I’m going to do something that I despise in other people—I’m going to talk authoritatively about a book that I have not read. It’s really one of the most despicable things that people seem to do more and more of these days. They read about a book, or listen to an author read from his or her book, and then go around talking like they’ve read the book. So I’m going to do that, but at least not without admitting to my folly, nor without promising that I really do intend to read the book (I promise, really). 

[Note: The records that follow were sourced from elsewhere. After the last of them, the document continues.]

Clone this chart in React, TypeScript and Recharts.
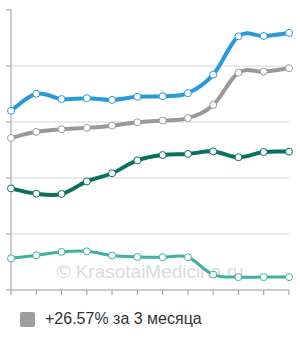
import React from "react";
import { LineChart, Line, XAxis, YAxis, CartesianGrid, Legend } from "recharts";

const categories = ["1", "2", "3", "4", "5", "6", "7", "8", "9", "10", "11", "12"];
const blueValues = [64.0, 70.1, 68.2, 68.5, 67.9, 69.0, 69.2, 70.3, 76.9, 90.6, 90.7, 91.8];
const grayValues = [54.3, 56.5, 57.4, 57.9, 58.7, 59.9, 60.5, 61.4, 66.1, 77.6, 78.0, 79.2];
const darkGreenValues = [36.3, 34.4, 34.3, 38.8, 41.7, 46.3, 48.2, 48.6, 49.5, 47.4, 49.3, 49.4];
const tealValues = [11.3, 12.4, 13.6, 13.8, 12.3, 11.8, 11.7, 11.7, 5.5, 4.6, 4.6, 4.6];
const yTicks = [0, 20, 40, 60, 80, 100];
const gridValues = [20, 40, 60, 80];
const legendLabel = "+26.57% за 3 месяца";
const watermark = "© KrasotaiMedicina.ru";

const data = categories.map((c, i) => ({
  name: c,
  blue: blueValues[i],
  gray: grayValues[i],
  dark: darkGreenValues[i],
  teal: tealValues[i],
}));

// cardinal-like spline curve factory
const spline = (k: number) => (context: any) => {
  let pts: number[][] = [];
  return {
    areaStart() {},
    areaEnd() {},
    lineStart() {
      pts = [];
    },
    point(x: number, y: number) {
      pts.push([+x, +y]);
    },
    lineEnd() {
      const n = pts.length;
      if (!n) return;
      context.moveTo(pts[0][0], pts[0][1]);
      for (let i = 0; i < n - 1; i++) {
        const p0 = pts[i - 1] || pts[i];
        const p1 = pts[i];
        const p2 = pts[i + 1];
        const p3 = pts[i + 2] || p2;
        context.bezierCurveTo(
          p1[0] + k * (p2[0] - p0[0]),
          p1[1] + k * (p2[1] - p0[1]),
          p2[0] - k * (p3[0] - p1[0]),
          p2[1] - k * (p3[1] - p1[1]),
          p2[0],
          p2[1]
        );
      }
    },
  };
};

const curve = spline(0.18);
const EmptyTick = () => <g />;

const dotStyle = (color: string) => ({ r: 3.5, fill: "#fff", stroke: color, strokeWidth: 1 });

const LegendContent = () => (
  <div style={{ display: "flex", alignItems: "center", height: 20 }}>
    <div style={{ width: 15, height: 15, background: "#9e9e9e", borderRadius: 2, marginRight: 10 }} />
    <span style={{ fontFamily: "'Liberation Sans', Arial, sans-serif", fontSize: 16, color: "#333" }}>
      {legendLabel}
    </span>
  </div>
);

export default function App() {
  return (
    <div style={{ position: "absolute", left: 0, top: 0, width: 300, height: 340 }}>
      <svg width={300} height={340} style={{ position: "absolute", left: 0, top: 0 }}>
        <text
          x={150}
          y={278}
          textAnchor="middle"
          fill="#dcdcdc"
          fontSize={19}
          fontFamily="'Liberation Sans', Arial, sans-serif"
        >
          {watermark}
        </text>
      </svg>
      <div style={{ position: "absolute", left: 0, top: 0 }}>
        <LineChart width={300} height={340} data={data} margin={{ top: 10, right: 11, left: 0, bottom: 40 }}>
          <CartesianGrid vertical={false} horizontalValues={gridValues} stroke="#d6d6d6" />
          <XAxis
            dataKey="name"
            height={10}
            tick={EmptyTick}
            tickSize={5}
            stroke="#999"
            interval={0}
          />
          <YAxis
            width={11}
            domain={[0, 100]}
            ticks={yTicks}
            tick={EmptyTick}
            tickSize={5}
            stroke="#999"
          />
          <Legend
            layout="vertical"
            verticalAlign="middle"
            align="center"
            content={LegendContent}
            wrapperStyle={{ position: "absolute", left: 20, top: 309, width: 260 }}
          />
          <Line dataKey="teal" type={curve as any} stroke="#3fb0a2" strokeWidth={3} dot={dotStyle("#3fb0a2")} isAnimationActive={false} />
          <Line dataKey="dark" type={curve as any} stroke="#0a6f5f" strokeWidth={4} dot={dotStyle("#0a6f5f")} isAnimationActive={false} />
          <Line dataKey="gray" type={curve as any} stroke="#999999" strokeWidth={4} dot={dotStyle("#999999")} isAnimationActive={false} />
          <Line dataKey="blue" type={curve as any} stroke="#2b99d8" strokeWidth={4} dot={dotStyle("#2b99d8")} isAnimationActive={false} />
        </LineChart>
      </div>
    </div>
  );
}
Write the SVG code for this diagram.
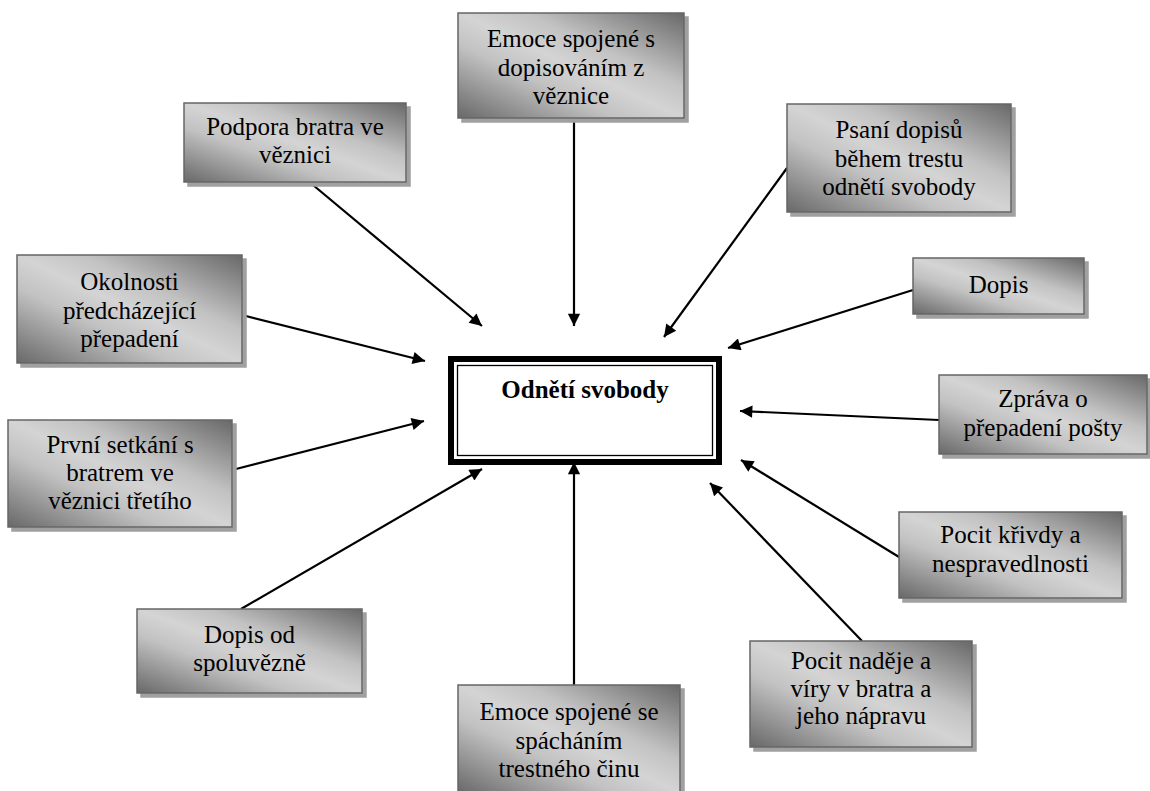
<svg xmlns="http://www.w3.org/2000/svg" width="1150" height="791" viewBox="0 0 1150 791">
<defs>
<linearGradient id="g" x1="0" y1="1" x2="1" y2="0">
<stop offset="0" stop-color="#686868"/>
<stop offset="0.35" stop-color="#c2c2c2"/>
<stop offset="0.5" stop-color="#d4d4d4"/>
<stop offset="0.65" stop-color="#c2c2c2"/>
<stop offset="1" stop-color="#686868"/>
</linearGradient>
<marker id="ah" viewBox="0 0 10 10" refX="10" refY="5" markerWidth="7" markerHeight="5.6" markerUnits="strokeWidth" orient="auto">
<path d="M0,0 L10,5 L0,10 z" fill="#000"/>
</marker>
<filter id="sh" x="-5%" y="-5%" width="115%" height="115%">
<feOffset in="SourceAlpha" dx="4" dy="4" result="o"/>
<feFlood flood-color="#a0a0a0"/>
<feComposite in2="o" operator="in" result="s"/>
<feMerge><feMergeNode in="s"/><feMergeNode in="SourceGraphic"/></feMerge>
</filter>
</defs>
<style>
.box{fill:url(#g);stroke:#666;stroke-width:1.5;filter:url(#sh)}
.t{font-family:"Liberation Serif","Times New Roman",serif;font-size:25px;fill:#000;text-anchor:middle}
.c{stroke:#000;stroke-width:2.2;fill:none;marker-end:url(#ah)}
</style>
<rect width="1150" height="791" fill="#fff"/>
<g id="connectors">
<line class="c" x1="295" y1="170" x2="482" y2="326"/>
<line class="c" x1="574" y1="118" x2="574" y2="326"/>
<line class="c" x1="787" y1="168" x2="664" y2="337"/>
<line class="c" x1="913" y1="290" x2="728" y2="348"/>
<line class="c" x1="939" y1="420" x2="740" y2="411"/>
<line class="c" x1="899" y1="557" x2="741" y2="460"/>
<line class="c" x1="862" y1="641" x2="710" y2="483"/>
<line class="c" x1="574" y1="685" x2="574" y2="462"/>
<line class="c" x1="241" y1="609" x2="482" y2="469"/>
<line class="c" x1="232" y1="470" x2="424" y2="421"/>
<line class="c" x1="242" y1="315" x2="425" y2="361"/>
</g>
<g id="center">
<rect x="451" y="359" width="268" height="103" fill="#fff" stroke="#000" stroke-width="6"/>
<rect x="457.5" y="365.5" width="255" height="90" fill="none" stroke="#000" stroke-width="1.3"/>
<text x="585" y="398" class="t" font-family="Liberation Serif, serif" style="font-weight:bold">Odnětí svobody</text>
</g>
<g id="podpora">
<rect class="box" x="184" y="103" width="222" height="79"/>
<text class="t" font-family="Liberation Serif, serif" x="295" y="135">Podpora bratra ve</text>
<text class="t" font-family="Liberation Serif, serif" x="295" y="163">věznici</text>
</g>
<g id="emoce-dopisovani">
<rect class="box" x="458" y="13" width="226" height="105"/>
<text class="t" font-family="Liberation Serif, serif" x="571" y="47">Emoce spojené s</text>
<text class="t" font-family="Liberation Serif, serif" x="571" y="75.5">dopisováním z</text>
<text class="t" font-family="Liberation Serif, serif" x="571" y="104">věznice</text>
</g>
<g id="psani">
<rect class="box" x="787" y="104" width="224" height="108"/>
<text class="t" font-family="Liberation Serif, serif" x="899" y="138">Psaní dopisů</text>
<text class="t" font-family="Liberation Serif, serif" x="899" y="166.5">během trestu</text>
<text class="t" font-family="Liberation Serif, serif" x="899" y="195">odnětí svobody</text>
</g>
<g id="dopis">
<rect class="box" x="913" y="258" width="171" height="56"/>
<text class="t" font-family="Liberation Serif, serif" x="998.5" y="293">Dopis</text>
</g>
<g id="zprava">
<rect class="box" x="939" y="375" width="208" height="79"/>
<text class="t" font-family="Liberation Serif, serif" x="1043" y="407">Zpráva o</text>
<text class="t" font-family="Liberation Serif, serif" x="1043" y="435.5">přepadení pošty</text>
</g>
<g id="krivda">
<rect class="box" x="899" y="512" width="223" height="86"/>
<text class="t" font-family="Liberation Serif, serif" x="1010.5" y="543">Pocit křivdy a</text>
<text class="t" font-family="Liberation Serif, serif" x="1010.5" y="571.5">nespravedlnosti</text>
</g>
<g id="nadeje">
<rect class="box" x="750" y="641" width="222" height="106"/>
<text class="t" font-family="Liberation Serif, serif" x="861" y="669">Pocit naděje a</text>
<text class="t" font-family="Liberation Serif, serif" x="861" y="696.5">víry v bratra a</text>
<text class="t" font-family="Liberation Serif, serif" x="861" y="724">jeho nápravu</text>
</g>
<g id="emoce-spachani">
<rect class="box" x="458" y="685" width="222" height="108"/>
<text class="t" font-family="Liberation Serif, serif" x="569" y="720">Emoce spojené se</text>
<text class="t" font-family="Liberation Serif, serif" x="569" y="748.5">spácháním</text>
<text class="t" font-family="Liberation Serif, serif" x="569" y="777">trestného činu</text>
</g>
<g id="spoluvezen">
<rect class="box" x="137" y="609" width="225" height="84"/>
<text class="t" font-family="Liberation Serif, serif" x="249.5" y="643">Dopis od</text>
<text class="t" font-family="Liberation Serif, serif" x="249.5" y="671">spoluvězně</text>
</g>
<g id="prvni">
<rect class="box" x="8" y="420" width="224" height="107"/>
<text class="t" font-family="Liberation Serif, serif" x="120" y="453">První setkání s</text>
<text class="t" font-family="Liberation Serif, serif" x="120" y="481">bratrem ve</text>
<text class="t" font-family="Liberation Serif, serif" x="120" y="509">věznici třetího</text>
</g>
<g id="okolnosti">
<rect class="box" x="17" y="255" width="225" height="108"/>
<text class="t" font-family="Liberation Serif, serif" x="129.5" y="290">Okolnosti</text>
<text class="t" font-family="Liberation Serif, serif" x="129.5" y="318.5">předcházející</text>
<text class="t" font-family="Liberation Serif, serif" x="129.5" y="347">přepadení</text>
</g>
</svg>
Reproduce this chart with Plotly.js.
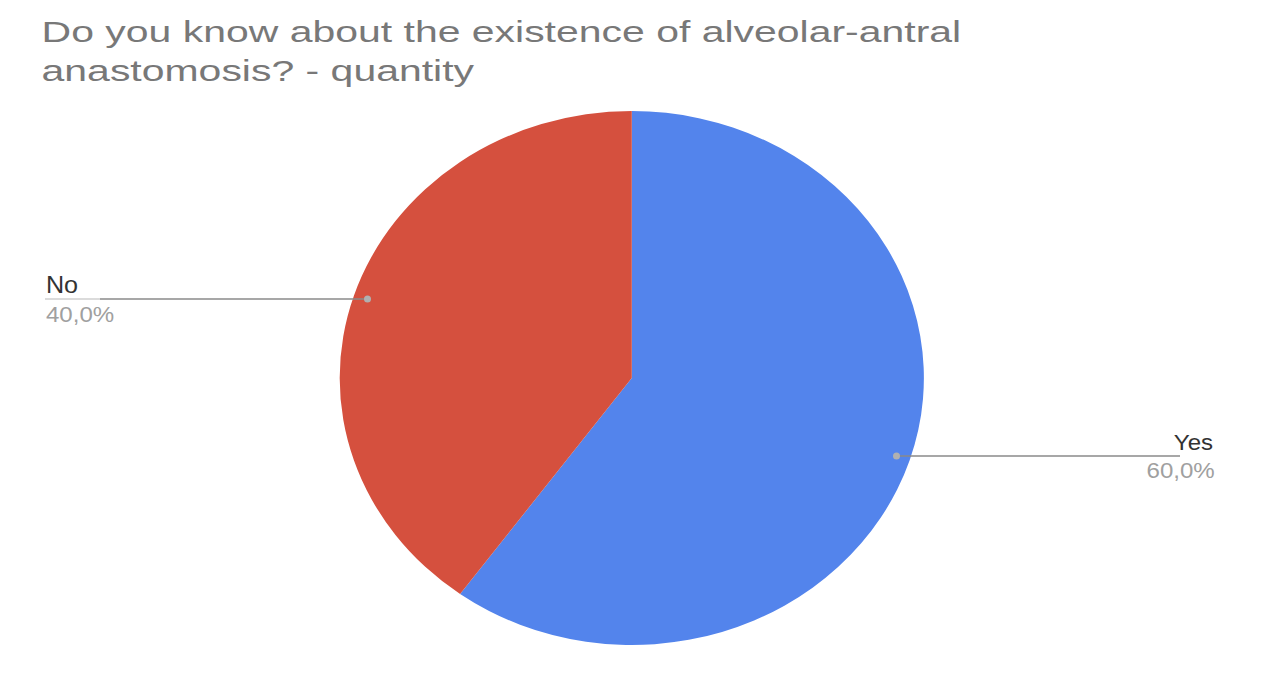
<!DOCTYPE html>
<html>
<head>
<meta charset="utf-8">
<script src="https://cdn.plot.ly/plotly-3.0.1.min.js"></script>
<style>
  html, body { margin: 0; padding: 0; background: #ffffff; overflow: hidden; }
  #wrap { width: 1268px; height: 698px; overflow: hidden; }
  /* the chart is laid out narrower and widened horizontally */
  #chart { width: 1159px; height: 698px; transform: scaleX(1.094); transform-origin: 0 0; }
  /* the title glyphs are drawn extra wide */
  #chart .gtitle { transform-box: fill-box; transform-origin: 0 0; transform: scaleX(1.248); }
</style>
</head>
<body>
<div id="wrap"><div id="chart"></div></div>
<script>
// Survey answers
const answers = ['Yes', 'No'];
const counts = [60, 40];
const sliceColors = ['#5384EC', '#D5503E'];
const chartTitle = 'Do you know about the existence of alveolar-antral<br>anastomosis? - quantity';

const W = 1159, H = 698, SX = 1.094;
const M = { l: 0, r: 4, t: 111, b: 53 };
const plotW = W - M.l - M.r, plotH = H - M.t - M.b;
// screen pixel -> paper coordinates
const px = x => (x / SX - M.l) / plotW;
const py = y => (H - M.b - y) / plotH;

const total = counts.reduce((a, b) => a + b, 0);
const pct = v => (v / total * 100).toFixed(1).replace('.', ',') + '%';

const trace = {
  type: 'pie',
  labels: answers,
  values: counts,
  sort: false,
  direction: 'clockwise',
  rotation: 0,
  marker: { colors: sliceColors, line: { width: 0 } },
  textinfo: 'none',
  hoverinfo: 'label+percent',
  showlegend: false
};

const labelFont = { family: 'Liberation Sans, Arial, sans-serif', size: 22, color: '#333333' };
const pctFont = { family: 'Liberation Sans, Arial, sans-serif', size: 22, color: '#a0a0a0' };

const annotations = [
  { text: answers[1], x: px(44), y: py(285), xanchor: 'left', yanchor: 'middle', font: Object.assign({}, labelFont, { size: 23 }) },
  { text: pct(counts[1]), x: px(44), y: py(314), xanchor: 'left', yanchor: 'middle', font: pctFont },
  { text: answers[0], x: px(1215), y: py(442), xanchor: 'right', yanchor: 'middle', font: labelFont },
  { text: pct(counts[0]), x: px(1216), y: py(470), xanchor: 'right', yanchor: 'middle', font: pctFont }
].map(a => Object.assign({ xref: 'paper', yref: 'paper', showarrow: false }, a));

const shapes = [
  // leader line for "No"
  { type: 'line', x0: px(45), x1: px(100), y0: py(299), y1: py(299), line: { color: '#cfcfcf', width: 1.5 } },
  { type: 'line', x0: px(100), x1: px(366), y0: py(299), y1: py(299), line: { color: '#8a8a8a', width: 1.5 } },
  { type: 'circle', x0: px(364), x1: px(371), y0: py(302.5), y1: py(295.5), fillcolor: '#b0b0b0', line: { width: 0 } },
  // leader line for "Yes"
  { type: 'line', x0: px(898), x1: px(1180), y0: py(456), y1: py(456), line: { color: '#8a8a8a', width: 1.5 } },
  { type: 'circle', x0: px(893), x1: px(900), y0: py(459.5), y1: py(452.5), fillcolor: '#b0b0b0', line: { width: 0 } }
].map(s => Object.assign({ xref: 'paper', yref: 'paper', layer: 'above' }, s));

const layout = {
  width: W,
  height: H,
  margin: M,
  paper_bgcolor: '#ffffff',
  plot_bgcolor: '#ffffff',
  title: {
    text: chartTitle,
    xref: 'container', yref: 'container',
    x: 38 / W, xanchor: 'left',
    y: 1 - 42 / H, yanchor: 'top',
    font: { family: 'Liberation Sans, Arial, sans-serif', size: 30, color: '#787878' }
  },
  annotations: annotations,
  shapes: shapes
};

Plotly.newPlot('chart', [trace], layout, { displayModeBar: false, staticPlot: true });
</script>
</body>
</html>
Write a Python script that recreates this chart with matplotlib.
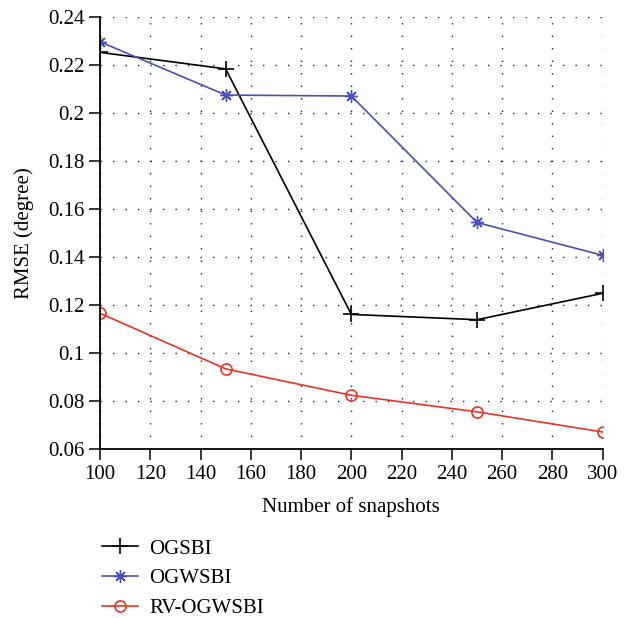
import matplotlib
matplotlib.use("Agg")
import matplotlib.pyplot as plt

snapshots = [100, 150, 200, 250, 300]
ogsbi = [0.2254, 0.2185, 0.1162, 0.1140, 0.1250]
ogwsbi = [0.2298, 0.2076, 0.2072, 0.1545, 0.1408]
rv_ogwsbi = [0.1167, 0.0935, 0.0825, 0.0756, 0.0672]
xticks = [100, 120, 140, 160, 180, 200, 220, 240, 260, 280, 300]
yticks = [0.06, 0.08, 0.1, 0.12, 0.14, 0.16, 0.18, 0.2, 0.22, 0.24]
ytick_labels = ["0.06", "0.08", "0.1", "0.12", "0.14", "0.16", "0.18", "0.2", "0.22", "0.24"]

plt.rcParams['font.family'] = ['Liberation Serif', 'DejaVu Serif']

fig = plt.figure(figsize=(6.3, 6.18), dpi=100)
ax = fig.add_axes([0.1587, 0.273, 0.798, 0.699])

ax.plot(snapshots, ogsbi, color='black', lw=1.2, marker='+', ms=11, mew=1.2, label='OGSBI')
ax.plot(snapshots, ogwsbi, color='#4a50b4', lw=1.2, marker=(8, 2, 0), ms=9, mew=1.0, label='OGWSBI')
ax.plot(snapshots, rv_ogwsbi, color='#ea3324', lw=1.2, marker='o', ms=8, mfc='none', mew=1.2, label='RV-OGWSBI')

ax.set_xlim(100, 300)
ax.set_ylim(0.06, 0.24)
ax.set_xticks(xticks)
ax.set_yticks(yticks)
ax.set_yticklabels(ytick_labels)
ax.grid(True, color='#222222', linestyle=(0, (1, 8)), linewidth=1.0)
for s in ['top', 'right']:
    ax.spines[s].set_visible(False)
for s in ['left', 'bottom']:
    ax.spines[s].set_linewidth(1.3)
ax.tick_params(direction='out', length=8, width=1.1, labelsize=15, pad=3)
ax.set_xlabel('Number of snapshots', fontsize=15, labelpad=10)
ax.set_ylabel('RMSE (degree)', fontsize=15, labelpad=10)

fig.legend(loc='upper left', bbox_to_anchor=(0.148, 0.141), frameon=False,
           fontsize=15, handlelength=1.75, labelspacing=0.48, handletextpad=0.55,
           borderaxespad=0)

fig.savefig('out.png', dpi=100)
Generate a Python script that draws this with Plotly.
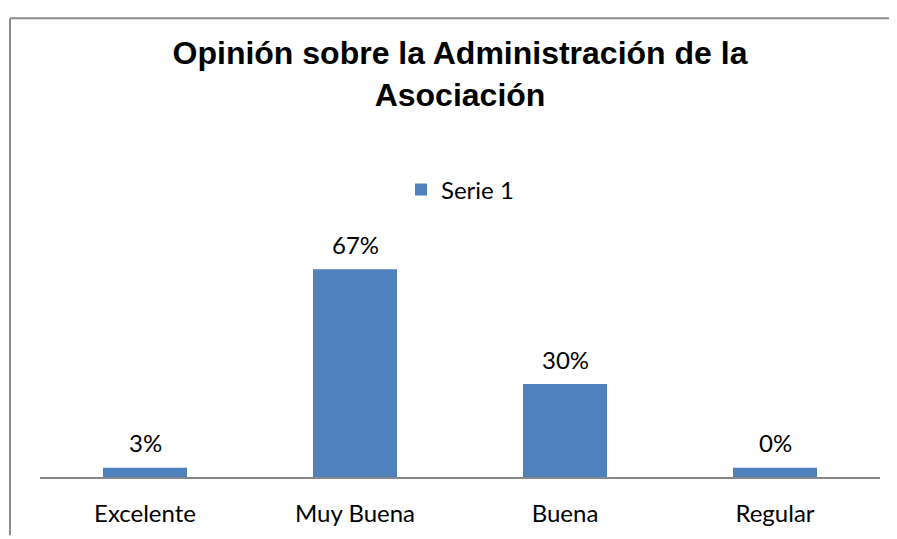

Last night I read a piece in the Forward on Tova Reich’s novel My Holocaust. It was the essay title that caught my eye: “The Greatest Shoah on Earth.” In the essay, the reviewer reads Reich’s novel not only as a satire on the “industry” of Holocaust commemoration—or what might more accurately be called the fetishization of the Holocaust—but also as an attempt on her part to settle some personal scores, to level the playing field a bit. And Reich certainly has some interesting connections to the world of “Shoah business.” She is the wife of Walter Reich, who was the director of the D.C. Holocaust museum between 1994 and 1998, and according to this essay he was forced out of the position after a “botched attempt to have Yasser Arafat visit the institution,” even though the visit was allegedly initiated by the museum’s then chairman Miles Lerman, and not Reich. And one of the characters in her novel—“that crazy spiderman rabbi”—is based on her brother Rabbi Avi Weiss who led a group of protesters over the fence surrounding the Carmelite convent at Auschwitz in 1989.

 This reviewer also identifies striking similarities between Lerman, and the novel’s main character, Messer, a Holocaust survivor and founder of Holocaust Connections, Inc., a company committed to lending the imprimatur of the Holocaust to anyone who can pay for it; he is also chairman of the United States Holocaust Memorial Museum in Washington, D.C. Reich paints him as a lying, despicable figure who will betray even his family. There’s also, it seems, a comparison between Messer’s chief aide, Monty Pincus, and historian Michael Berenbaum. Ultimately, the book becomes a scathing, yet hilarious condemnation of countless groups—Catholic, Mormon, German, Polish, Japanese, African American, Native American, Palestinian, feminist, and more—all trying to claim their own portion of Holocaust victimhood. Even the main character’s son, a second-generation survivor, is not safe from Reich’s biting indictment against those who wish to capitalize on suffering and memory. 

I think though, that it is precisely because no one is safe in this book that it is so funny—everyone’s intentions are scrutinized in a way that is both provocative and humorous. A couple examples: 

While visiting Auschwitz, the adult daughter of a potential museum donor sees a fellow visitor in a wheelchair and says to her hosts: “I really really appreciate it that Auschwitz is wheelchair-accessible. You know what I mean? Was it always that way—I mean, even at the time of the Holocaust?” Later in the novel, this same woman —an emotionally stunted ball of neuroses with an unusual attachment to her DustBuster—becomes director of the Holocaust museum. Under her baton, the institution is rededicated to the Holocaust’s “other” victims: Gypsies, Freemasons, Jehovah’s Witnesses, Soviet prisoners of war, political dissidents, homosexuals and, yes, the handicapped and disabled.


 
Or how about this next one—multiple racial, cultural, and ethnic groups fight for victimhood supremacy, eventually forming "the United Holocausts rainbow coalition," whose manifesto reads: 

“We reject the hierarchy and caste system of Holocausts. All Holocausts are equal in the eye of God. No one Holocaust is superior to another, no one Holocaust is deserving of special treatment or recognition. All Holocausts are unique."

  But most shocking is the inscription one character leaves in the visitor’s book at the museum:  

I enjoyed it very much. Thank you for making the Holocaust possible.

 I’m not sure what I’m supposed to think about all of this, but it does seem pretty funny–maybe that's only acceptable because we're dealing with satire–and Reich may be on to something in her satirical critique of our post-Holocaust world.